En conséquence, l’annonce d’Emmannuel Macron paraît s’inscrire dans une démonstration de puissance. Cyrille Duvivier nous confirme ainsi qu’il s’agit aussi d’une « réponse politique de souveraineté face à un vrai enjeu. Au-delà de l’aspect technique, il s’agit l’autonomie stratégique française. Puisqu’on constate des évolutions, nous avons le devoir d’être prêts ».

Pour être puissant, il faut être organisé

En France, il existe déjà un Commandement interarmées de l’espace (CIE). Son chef, Michel Friedling, était auditionné début 2019 par le Sénat. Il appelait à remédier à la dispersion des acteurs du secteur spatial militaire, ainsi qu’à « l’absence de chaîne de commandement unifiée » dans ce domaine.

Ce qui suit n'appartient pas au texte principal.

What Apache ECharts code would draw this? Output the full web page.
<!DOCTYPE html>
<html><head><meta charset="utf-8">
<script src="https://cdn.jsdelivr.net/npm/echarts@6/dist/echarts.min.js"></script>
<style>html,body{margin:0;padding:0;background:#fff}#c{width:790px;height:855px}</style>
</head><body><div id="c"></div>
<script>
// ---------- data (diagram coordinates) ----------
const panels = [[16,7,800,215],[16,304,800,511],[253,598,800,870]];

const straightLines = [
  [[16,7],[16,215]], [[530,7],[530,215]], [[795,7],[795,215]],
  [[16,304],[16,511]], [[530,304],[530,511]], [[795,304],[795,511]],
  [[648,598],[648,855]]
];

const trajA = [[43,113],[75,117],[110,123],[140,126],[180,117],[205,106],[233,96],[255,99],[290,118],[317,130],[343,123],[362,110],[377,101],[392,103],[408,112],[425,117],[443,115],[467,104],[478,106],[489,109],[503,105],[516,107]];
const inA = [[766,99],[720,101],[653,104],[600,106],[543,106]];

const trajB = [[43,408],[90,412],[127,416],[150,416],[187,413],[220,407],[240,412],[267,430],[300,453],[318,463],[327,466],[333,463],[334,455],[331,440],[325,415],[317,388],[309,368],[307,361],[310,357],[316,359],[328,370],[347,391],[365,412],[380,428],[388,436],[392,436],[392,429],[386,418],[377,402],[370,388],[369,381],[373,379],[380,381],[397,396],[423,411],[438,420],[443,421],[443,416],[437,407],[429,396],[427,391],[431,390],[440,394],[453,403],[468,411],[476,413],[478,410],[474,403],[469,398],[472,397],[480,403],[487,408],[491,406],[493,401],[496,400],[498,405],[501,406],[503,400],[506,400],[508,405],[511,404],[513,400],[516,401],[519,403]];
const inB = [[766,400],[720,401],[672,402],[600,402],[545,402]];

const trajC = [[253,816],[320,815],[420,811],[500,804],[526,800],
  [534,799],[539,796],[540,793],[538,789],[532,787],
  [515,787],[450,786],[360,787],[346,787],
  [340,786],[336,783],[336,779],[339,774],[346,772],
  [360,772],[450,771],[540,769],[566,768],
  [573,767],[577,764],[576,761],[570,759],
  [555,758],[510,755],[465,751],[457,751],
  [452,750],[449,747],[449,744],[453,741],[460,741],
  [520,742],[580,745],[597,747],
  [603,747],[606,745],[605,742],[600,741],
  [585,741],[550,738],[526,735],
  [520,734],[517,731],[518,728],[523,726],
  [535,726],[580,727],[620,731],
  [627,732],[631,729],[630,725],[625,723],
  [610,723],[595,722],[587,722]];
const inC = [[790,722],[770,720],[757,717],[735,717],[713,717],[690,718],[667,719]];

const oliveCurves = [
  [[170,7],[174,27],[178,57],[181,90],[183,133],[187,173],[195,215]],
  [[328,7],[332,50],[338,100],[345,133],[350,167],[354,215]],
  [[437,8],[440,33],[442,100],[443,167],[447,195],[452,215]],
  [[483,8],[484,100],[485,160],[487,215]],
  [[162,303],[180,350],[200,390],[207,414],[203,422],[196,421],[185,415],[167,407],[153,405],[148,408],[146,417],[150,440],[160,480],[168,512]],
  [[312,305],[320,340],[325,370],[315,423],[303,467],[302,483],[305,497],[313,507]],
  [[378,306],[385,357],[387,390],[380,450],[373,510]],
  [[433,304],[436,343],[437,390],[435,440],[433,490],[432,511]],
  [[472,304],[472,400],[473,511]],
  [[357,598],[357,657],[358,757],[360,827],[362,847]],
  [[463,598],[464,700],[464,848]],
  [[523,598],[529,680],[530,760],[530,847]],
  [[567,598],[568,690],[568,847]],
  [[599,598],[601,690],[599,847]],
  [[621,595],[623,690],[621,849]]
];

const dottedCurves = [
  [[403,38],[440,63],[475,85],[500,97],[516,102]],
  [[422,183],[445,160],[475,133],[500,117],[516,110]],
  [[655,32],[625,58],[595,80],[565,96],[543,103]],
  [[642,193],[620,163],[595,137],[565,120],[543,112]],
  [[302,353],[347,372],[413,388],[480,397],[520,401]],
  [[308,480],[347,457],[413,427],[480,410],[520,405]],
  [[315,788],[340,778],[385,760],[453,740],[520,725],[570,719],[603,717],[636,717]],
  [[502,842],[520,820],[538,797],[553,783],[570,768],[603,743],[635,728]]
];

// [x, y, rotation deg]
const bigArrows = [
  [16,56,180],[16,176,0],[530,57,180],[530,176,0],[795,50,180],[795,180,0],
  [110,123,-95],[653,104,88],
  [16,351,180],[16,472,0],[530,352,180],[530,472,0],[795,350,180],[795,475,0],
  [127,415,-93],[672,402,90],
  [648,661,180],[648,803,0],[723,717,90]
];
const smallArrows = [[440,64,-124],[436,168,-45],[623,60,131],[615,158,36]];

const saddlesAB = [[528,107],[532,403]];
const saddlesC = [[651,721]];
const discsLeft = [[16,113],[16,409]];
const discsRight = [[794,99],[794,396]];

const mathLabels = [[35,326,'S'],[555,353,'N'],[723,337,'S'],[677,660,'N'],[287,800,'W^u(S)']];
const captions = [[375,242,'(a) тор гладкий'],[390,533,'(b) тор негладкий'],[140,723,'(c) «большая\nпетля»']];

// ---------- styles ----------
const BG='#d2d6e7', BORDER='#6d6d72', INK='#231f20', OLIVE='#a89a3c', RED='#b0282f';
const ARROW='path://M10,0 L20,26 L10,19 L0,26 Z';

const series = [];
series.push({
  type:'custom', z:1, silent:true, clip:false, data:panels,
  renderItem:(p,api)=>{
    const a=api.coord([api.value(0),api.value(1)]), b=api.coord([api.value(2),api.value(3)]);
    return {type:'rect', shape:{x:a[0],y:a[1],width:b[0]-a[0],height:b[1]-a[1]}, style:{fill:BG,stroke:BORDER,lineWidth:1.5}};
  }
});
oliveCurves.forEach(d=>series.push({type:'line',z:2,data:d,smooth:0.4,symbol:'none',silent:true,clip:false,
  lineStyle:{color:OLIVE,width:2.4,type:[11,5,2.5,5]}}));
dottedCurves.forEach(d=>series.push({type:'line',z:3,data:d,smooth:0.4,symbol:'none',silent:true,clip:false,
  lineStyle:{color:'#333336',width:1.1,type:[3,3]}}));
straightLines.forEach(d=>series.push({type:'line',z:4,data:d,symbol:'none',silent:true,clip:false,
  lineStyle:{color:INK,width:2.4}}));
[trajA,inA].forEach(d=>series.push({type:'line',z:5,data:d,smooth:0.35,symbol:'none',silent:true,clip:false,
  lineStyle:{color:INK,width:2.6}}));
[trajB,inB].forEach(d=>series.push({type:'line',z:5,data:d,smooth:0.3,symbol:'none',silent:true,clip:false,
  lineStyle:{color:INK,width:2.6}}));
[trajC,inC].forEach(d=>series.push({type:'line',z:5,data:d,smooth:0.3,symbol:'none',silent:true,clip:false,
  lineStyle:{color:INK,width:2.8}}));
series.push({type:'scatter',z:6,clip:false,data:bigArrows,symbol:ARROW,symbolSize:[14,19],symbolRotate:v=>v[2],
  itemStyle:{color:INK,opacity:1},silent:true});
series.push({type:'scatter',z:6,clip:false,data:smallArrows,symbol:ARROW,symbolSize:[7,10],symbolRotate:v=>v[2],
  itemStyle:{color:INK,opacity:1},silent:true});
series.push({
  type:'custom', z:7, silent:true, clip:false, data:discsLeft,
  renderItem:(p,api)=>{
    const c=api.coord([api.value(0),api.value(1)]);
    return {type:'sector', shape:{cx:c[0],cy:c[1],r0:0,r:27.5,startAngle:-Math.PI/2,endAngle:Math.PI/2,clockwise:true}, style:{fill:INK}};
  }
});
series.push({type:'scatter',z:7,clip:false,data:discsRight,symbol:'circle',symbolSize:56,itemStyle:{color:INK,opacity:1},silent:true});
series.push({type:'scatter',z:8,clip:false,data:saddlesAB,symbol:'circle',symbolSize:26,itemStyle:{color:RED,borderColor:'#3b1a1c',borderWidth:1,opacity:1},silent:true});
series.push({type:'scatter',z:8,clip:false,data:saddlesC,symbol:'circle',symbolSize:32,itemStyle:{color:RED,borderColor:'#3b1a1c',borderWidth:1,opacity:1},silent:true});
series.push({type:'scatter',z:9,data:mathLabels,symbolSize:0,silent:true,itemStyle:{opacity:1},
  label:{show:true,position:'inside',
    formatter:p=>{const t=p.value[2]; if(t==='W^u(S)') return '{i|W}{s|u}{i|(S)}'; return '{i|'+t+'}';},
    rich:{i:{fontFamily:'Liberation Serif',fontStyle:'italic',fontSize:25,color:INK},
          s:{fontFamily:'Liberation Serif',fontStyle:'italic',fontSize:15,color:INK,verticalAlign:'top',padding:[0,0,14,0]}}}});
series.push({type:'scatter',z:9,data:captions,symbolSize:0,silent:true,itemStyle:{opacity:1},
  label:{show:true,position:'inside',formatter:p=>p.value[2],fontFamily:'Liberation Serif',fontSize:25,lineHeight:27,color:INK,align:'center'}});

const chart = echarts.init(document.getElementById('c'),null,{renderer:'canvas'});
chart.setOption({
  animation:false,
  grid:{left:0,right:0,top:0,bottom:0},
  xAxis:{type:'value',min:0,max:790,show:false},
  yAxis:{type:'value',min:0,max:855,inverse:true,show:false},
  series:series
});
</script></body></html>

L’idée de regroupement a été confirmée par Florence Parly sur France Inter : « Nous allons rassembler tous les moyens qui sont dispersés dans nos armées et qui contribuent à la bonne utilisation des moyens spatiaux ». Il est donc très probable que la réorganisation commence par une fusion entre ce CIE et le nouveau Commandement de l’espace, afin de tout rassembler… et ce, sous une seule tête, probablement une sorte de général de l’espace.

« Il y a un avant et un après. Cette décision politique montre que la France veut se saisir de l’enjeu spatial et qu’elle s’organise donc en conséquence », conclut Cyrille Duvivier. Pour autant, il faut rappeler qu’au-delà de l’effet de l’annonce, la mise en œuvre va encore prendre du temps. Les missions des armées sont définies dans le Code de la défense, qui est une loi. Pour la modifier, il va falloir travailler avec le Parlement, ce qui pourrait prendre du temps. L’armée de l’air et de l’espace, ce n’est pas exactement pour demain, et une prétendue guerre des étoiles encore moins — bien heureusement.